伊豆には昔過ごした住まいがあったが、早苗の用事を優先したために、立ち寄る時間もなかった。
「何しに帰ったの?」
「ちょっと野暮用でね。友達に顔出しといた」
誰? との母からの問いに、駆は勇三と伝えた。
「ああ、勇三くんか」
親がらみの付き合いもあり、そのせがれとも顔見知りだった母はそう驚いてみせた。
「恋人ができたみたいでね」
へえ、と受話器の向こうで笑っているようだ。
「結婚も考えてるんだってさ」
「すごいね」
「何か出し抜かれた感があってね……」
「あんたも頑張ればいいじゃん」
「頑張る、か……」
嘆息を一つつく。
その態度で母は理解したのか、
「あんまり結婚とかする気ないかね?」
どうにも答えづらい質問だった。駆自身、漫画の専門学校に入らせてくれた親を前に、それ相応の結果を得られていないという親不孝者であるという思いがあった。勇三のときは心安い間柄でもあったので、そういう話は出来たが、実の母親にあまり人生の行く末を左右するような話は避けたかった。
「何て言うか、せっかく夢見て東京来たから、なるべく夢を叶えたいって思いの方が強いのかもな。このままそっちに移住する形になっても、後悔しそうだし」
「まあ、あんたの人生さ。何でも好きなことしな」
「何か悪いね。そっちにもなかなか帰れない状況続いてるし」
「また仕事始めたら、帰ってくれば?」
そうだね、と一言返事をした。
その後十分ほど電話は続き、切りのいいところで通話を終えた。
母も父も、高齢になってきていた。
通話を終えた駆は、しんと静まり返った六畳分のスペースのあるフローリングの部屋を見て、この先、上手くやっていけるか、将来に薄く影がかかっていることに、心細さを覚えた。
――夢を叶えるって言ってもなあ……。
結婚を放って漫画を描くことに夢中になれることがあれば、のんだくれになるよりもまだましだと言える。

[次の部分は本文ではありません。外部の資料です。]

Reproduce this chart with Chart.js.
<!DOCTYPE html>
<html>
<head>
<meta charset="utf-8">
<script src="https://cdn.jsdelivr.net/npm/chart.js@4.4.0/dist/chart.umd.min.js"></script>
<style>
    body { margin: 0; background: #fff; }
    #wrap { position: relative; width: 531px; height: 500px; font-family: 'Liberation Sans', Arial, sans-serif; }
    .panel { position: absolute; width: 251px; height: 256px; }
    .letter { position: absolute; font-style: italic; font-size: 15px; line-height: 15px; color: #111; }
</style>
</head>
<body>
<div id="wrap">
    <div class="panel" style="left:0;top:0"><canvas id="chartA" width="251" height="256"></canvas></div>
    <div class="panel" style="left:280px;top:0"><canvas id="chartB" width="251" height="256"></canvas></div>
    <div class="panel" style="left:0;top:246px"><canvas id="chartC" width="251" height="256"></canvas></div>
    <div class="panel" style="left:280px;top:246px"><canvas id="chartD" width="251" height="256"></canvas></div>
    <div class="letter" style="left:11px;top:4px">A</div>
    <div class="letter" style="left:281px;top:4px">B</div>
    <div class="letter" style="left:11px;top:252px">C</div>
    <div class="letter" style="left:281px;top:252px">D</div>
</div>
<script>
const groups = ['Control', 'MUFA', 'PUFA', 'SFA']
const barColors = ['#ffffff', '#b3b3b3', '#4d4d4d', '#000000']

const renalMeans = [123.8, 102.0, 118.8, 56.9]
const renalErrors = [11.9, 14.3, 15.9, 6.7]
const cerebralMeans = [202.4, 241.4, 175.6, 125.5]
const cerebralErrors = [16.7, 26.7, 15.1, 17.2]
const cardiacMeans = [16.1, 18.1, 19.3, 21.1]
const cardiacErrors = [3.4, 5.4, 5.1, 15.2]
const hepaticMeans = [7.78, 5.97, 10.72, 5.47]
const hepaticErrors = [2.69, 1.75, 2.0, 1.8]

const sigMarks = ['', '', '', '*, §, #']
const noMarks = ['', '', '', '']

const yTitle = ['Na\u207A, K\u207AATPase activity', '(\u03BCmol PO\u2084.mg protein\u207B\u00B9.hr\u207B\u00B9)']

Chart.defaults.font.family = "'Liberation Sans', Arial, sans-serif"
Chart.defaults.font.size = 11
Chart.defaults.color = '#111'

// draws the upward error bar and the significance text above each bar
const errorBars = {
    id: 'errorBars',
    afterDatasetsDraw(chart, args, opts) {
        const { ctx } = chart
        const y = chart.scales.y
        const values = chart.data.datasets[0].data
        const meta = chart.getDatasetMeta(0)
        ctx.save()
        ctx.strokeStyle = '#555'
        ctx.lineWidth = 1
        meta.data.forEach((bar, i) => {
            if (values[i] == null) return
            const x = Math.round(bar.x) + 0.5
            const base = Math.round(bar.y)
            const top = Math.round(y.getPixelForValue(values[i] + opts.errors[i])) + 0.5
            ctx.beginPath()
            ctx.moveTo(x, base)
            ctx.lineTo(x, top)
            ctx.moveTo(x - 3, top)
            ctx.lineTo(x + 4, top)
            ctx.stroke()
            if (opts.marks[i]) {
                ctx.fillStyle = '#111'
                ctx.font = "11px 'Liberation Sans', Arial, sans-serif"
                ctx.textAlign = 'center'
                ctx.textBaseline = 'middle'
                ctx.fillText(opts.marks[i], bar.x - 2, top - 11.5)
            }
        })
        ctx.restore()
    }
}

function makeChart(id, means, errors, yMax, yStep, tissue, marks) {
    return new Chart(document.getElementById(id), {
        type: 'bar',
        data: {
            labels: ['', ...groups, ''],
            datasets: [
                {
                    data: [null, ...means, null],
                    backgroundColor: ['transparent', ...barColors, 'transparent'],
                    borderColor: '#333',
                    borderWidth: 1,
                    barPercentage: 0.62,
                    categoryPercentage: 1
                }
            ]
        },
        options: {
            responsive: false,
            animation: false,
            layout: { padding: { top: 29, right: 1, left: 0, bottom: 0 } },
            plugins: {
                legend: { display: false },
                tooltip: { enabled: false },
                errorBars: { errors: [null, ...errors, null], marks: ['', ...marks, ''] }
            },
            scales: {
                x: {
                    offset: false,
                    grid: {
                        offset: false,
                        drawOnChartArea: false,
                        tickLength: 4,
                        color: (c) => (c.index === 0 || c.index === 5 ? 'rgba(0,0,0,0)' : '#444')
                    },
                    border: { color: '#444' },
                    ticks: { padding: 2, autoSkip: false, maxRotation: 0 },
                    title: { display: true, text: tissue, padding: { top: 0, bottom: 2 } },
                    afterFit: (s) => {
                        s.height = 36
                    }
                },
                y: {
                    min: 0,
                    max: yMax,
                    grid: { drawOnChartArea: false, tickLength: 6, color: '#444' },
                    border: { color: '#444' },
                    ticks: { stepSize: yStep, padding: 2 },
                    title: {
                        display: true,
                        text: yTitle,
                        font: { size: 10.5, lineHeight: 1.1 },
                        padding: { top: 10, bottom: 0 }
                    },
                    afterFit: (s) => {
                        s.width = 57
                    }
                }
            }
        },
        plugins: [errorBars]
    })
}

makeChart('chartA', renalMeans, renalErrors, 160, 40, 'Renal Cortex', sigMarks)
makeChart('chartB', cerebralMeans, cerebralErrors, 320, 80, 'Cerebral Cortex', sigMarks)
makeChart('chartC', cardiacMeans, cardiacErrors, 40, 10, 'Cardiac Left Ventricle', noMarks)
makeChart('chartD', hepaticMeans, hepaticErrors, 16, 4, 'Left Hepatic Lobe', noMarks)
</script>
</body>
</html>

だが、はっきり言って、賭け事をやっているのとそう大差ないのではないかとも思っていた。
自分の少ない財産が減ることはないものの、心血を注いでできたものに人生を賭けるのも博打と同じような気がする。
本当はこんなにのんびりしている場合ではないのではないか。
それはごくごく当たり前の疑問に違いなかった。
そんな甘さを改めさせることもないまま、二日が過ぎた。